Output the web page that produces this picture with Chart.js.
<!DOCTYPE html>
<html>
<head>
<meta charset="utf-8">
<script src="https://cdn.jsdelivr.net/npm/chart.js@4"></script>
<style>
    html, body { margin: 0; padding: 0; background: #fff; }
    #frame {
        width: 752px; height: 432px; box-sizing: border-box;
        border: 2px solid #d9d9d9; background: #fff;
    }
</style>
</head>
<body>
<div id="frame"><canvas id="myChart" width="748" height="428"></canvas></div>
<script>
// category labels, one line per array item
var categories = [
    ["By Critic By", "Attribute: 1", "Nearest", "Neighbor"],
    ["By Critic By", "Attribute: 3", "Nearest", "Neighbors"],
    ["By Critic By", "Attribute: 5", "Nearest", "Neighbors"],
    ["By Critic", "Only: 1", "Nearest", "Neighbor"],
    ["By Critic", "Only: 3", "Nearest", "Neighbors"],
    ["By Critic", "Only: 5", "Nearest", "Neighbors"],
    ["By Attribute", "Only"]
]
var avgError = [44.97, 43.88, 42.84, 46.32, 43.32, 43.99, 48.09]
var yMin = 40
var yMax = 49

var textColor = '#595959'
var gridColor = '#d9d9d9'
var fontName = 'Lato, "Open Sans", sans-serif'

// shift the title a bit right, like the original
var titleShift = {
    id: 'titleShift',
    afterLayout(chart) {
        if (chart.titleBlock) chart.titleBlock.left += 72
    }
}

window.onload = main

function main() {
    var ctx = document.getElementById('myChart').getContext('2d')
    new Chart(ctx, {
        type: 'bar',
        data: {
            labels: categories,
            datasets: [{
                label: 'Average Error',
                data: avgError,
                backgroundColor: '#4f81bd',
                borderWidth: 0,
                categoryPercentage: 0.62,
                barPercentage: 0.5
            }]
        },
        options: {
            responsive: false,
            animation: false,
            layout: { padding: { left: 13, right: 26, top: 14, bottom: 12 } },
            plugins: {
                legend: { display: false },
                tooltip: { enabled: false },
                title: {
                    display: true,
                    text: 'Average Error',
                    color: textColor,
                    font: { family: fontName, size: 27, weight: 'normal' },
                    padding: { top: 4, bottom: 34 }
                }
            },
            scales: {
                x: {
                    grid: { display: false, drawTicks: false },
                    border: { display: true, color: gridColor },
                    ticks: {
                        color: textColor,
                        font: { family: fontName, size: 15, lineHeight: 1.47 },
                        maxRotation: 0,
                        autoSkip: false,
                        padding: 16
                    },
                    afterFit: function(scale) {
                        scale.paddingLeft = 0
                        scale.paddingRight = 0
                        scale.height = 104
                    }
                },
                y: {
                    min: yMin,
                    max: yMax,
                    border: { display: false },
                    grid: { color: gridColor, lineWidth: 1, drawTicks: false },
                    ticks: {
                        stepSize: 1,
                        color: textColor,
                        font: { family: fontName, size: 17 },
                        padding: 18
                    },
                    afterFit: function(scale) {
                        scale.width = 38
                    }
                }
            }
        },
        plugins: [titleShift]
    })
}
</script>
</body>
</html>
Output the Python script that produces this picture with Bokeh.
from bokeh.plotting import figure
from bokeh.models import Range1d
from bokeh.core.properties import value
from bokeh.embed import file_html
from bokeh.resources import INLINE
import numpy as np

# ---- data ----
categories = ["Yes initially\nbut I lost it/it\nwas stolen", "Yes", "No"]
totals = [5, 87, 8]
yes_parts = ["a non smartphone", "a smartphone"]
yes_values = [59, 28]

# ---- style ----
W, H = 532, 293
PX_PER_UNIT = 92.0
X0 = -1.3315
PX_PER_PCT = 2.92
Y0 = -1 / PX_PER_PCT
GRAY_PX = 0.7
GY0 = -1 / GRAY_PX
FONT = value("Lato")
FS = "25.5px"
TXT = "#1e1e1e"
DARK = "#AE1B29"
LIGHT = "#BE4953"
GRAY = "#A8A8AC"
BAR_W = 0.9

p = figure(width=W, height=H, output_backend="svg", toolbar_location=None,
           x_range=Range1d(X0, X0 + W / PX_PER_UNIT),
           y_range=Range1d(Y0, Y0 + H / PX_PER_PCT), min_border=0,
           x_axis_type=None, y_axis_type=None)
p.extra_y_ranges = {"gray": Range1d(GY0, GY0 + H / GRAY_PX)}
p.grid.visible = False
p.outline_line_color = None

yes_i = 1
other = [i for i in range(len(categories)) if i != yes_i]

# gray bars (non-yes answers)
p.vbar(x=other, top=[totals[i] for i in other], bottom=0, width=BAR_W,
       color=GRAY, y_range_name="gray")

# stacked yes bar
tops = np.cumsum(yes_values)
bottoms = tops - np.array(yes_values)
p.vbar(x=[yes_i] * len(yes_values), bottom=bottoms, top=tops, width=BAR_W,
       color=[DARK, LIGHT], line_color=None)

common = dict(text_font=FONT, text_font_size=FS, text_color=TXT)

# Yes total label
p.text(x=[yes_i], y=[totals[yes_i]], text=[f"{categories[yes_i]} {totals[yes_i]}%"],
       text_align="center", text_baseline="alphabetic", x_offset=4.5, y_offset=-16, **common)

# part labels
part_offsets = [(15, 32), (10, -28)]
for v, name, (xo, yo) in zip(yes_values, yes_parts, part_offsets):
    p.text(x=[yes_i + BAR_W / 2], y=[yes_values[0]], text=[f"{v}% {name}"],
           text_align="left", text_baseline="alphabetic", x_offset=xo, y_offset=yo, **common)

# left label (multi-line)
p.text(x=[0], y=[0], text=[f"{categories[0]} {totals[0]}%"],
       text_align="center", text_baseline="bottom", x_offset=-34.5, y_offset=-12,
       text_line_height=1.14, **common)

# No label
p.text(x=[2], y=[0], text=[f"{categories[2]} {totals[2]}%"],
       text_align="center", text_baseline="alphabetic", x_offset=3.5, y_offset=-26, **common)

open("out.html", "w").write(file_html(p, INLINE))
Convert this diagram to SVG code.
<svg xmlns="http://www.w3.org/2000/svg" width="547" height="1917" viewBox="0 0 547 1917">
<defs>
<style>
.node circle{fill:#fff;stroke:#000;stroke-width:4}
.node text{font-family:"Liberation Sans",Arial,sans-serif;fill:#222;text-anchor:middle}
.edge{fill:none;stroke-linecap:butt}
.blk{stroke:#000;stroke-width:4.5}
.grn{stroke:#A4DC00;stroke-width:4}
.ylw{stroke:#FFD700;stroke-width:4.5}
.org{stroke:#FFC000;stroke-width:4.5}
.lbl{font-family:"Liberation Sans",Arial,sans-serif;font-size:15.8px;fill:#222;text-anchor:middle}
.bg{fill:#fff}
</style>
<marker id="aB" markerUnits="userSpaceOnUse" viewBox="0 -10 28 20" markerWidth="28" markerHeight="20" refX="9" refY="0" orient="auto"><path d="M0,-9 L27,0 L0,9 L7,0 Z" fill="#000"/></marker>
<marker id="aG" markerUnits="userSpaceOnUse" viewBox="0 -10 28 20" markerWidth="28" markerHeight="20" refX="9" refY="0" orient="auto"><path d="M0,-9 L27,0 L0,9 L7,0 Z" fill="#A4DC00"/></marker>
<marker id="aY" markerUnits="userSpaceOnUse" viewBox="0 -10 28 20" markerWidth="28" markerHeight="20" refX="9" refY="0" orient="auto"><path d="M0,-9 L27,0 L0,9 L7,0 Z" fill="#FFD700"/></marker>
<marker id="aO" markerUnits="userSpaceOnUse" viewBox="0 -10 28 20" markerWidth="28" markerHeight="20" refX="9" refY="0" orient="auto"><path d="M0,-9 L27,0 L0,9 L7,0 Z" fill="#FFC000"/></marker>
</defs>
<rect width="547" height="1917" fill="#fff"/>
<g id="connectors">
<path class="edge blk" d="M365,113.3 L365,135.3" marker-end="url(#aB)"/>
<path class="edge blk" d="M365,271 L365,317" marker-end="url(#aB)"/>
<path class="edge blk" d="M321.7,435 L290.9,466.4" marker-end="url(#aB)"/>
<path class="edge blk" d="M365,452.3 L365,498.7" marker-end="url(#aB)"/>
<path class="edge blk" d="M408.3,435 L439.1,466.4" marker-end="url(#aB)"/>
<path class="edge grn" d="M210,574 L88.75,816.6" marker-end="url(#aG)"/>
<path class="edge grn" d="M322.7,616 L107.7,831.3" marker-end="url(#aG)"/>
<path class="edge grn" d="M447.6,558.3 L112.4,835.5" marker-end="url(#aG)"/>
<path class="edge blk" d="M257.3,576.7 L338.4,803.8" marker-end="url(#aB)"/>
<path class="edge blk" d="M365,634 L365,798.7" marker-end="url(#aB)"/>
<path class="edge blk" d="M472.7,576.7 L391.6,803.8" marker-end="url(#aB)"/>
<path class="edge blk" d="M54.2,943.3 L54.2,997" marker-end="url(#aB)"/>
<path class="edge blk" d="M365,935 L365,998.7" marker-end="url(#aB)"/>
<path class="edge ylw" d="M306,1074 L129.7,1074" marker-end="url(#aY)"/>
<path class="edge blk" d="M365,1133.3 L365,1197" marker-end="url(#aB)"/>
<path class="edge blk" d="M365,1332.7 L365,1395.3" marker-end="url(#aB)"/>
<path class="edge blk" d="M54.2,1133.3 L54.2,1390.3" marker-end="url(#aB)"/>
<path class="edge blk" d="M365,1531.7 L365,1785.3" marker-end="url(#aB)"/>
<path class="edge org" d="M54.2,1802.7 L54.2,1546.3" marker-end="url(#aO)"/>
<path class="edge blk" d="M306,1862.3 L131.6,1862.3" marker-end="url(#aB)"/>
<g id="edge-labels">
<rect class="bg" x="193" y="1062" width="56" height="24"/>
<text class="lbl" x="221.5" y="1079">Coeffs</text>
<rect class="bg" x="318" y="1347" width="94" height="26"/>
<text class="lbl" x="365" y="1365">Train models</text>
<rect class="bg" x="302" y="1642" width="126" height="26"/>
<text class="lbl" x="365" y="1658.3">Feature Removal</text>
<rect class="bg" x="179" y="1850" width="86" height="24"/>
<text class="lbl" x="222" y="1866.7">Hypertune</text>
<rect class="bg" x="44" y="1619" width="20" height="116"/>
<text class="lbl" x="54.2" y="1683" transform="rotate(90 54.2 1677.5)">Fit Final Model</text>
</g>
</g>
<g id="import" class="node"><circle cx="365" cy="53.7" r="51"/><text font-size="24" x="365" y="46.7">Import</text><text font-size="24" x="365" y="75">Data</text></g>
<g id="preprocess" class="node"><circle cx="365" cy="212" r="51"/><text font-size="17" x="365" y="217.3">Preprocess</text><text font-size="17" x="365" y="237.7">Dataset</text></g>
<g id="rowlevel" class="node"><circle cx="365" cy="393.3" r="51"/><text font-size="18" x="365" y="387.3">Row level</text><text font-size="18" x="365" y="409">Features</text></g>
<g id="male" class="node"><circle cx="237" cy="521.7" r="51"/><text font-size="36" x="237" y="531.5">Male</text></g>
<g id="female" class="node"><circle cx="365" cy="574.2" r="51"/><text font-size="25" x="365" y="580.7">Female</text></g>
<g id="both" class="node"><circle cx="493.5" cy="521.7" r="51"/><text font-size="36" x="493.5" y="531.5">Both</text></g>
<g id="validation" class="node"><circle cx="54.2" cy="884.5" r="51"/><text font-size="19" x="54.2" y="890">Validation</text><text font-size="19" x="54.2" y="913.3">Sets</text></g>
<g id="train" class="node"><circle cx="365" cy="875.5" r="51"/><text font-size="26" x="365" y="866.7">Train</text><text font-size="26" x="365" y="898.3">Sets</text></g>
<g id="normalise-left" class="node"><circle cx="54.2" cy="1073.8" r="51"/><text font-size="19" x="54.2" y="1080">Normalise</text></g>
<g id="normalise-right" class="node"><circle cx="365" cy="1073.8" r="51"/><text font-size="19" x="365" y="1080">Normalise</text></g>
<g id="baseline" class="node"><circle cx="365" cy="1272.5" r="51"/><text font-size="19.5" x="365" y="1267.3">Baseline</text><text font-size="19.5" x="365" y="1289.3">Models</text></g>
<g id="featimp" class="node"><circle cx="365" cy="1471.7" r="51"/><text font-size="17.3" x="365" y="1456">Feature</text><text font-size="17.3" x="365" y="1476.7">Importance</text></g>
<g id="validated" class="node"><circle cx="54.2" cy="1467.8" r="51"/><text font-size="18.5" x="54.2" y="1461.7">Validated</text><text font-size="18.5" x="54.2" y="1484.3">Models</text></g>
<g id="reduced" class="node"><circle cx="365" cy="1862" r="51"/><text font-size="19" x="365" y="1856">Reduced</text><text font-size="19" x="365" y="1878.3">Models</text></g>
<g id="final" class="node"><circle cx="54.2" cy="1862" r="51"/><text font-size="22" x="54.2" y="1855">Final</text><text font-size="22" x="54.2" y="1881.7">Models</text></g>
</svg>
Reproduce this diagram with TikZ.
****************
The lines to be given again exactly are those from the one containing "Output the Python" up to and including the one containing "yes_values = [59, 28]".

Output the Python script that produces this picture with Bokeh.
from bokeh.plotting import figure
from bokeh.models import Range1d
from bokeh.core.properties import value
from bokeh.embed import file_html
from bokeh.resources import INLINE
import numpy as np

# ---- data ----
categories = ["Yes initially\nbut I lost it/it\nwas stolen", "Yes", "No"]
totals = [5, 87, 8]
yes_parts = ["a non smartphone", "a smartphone"]
yes_values = [59, 28]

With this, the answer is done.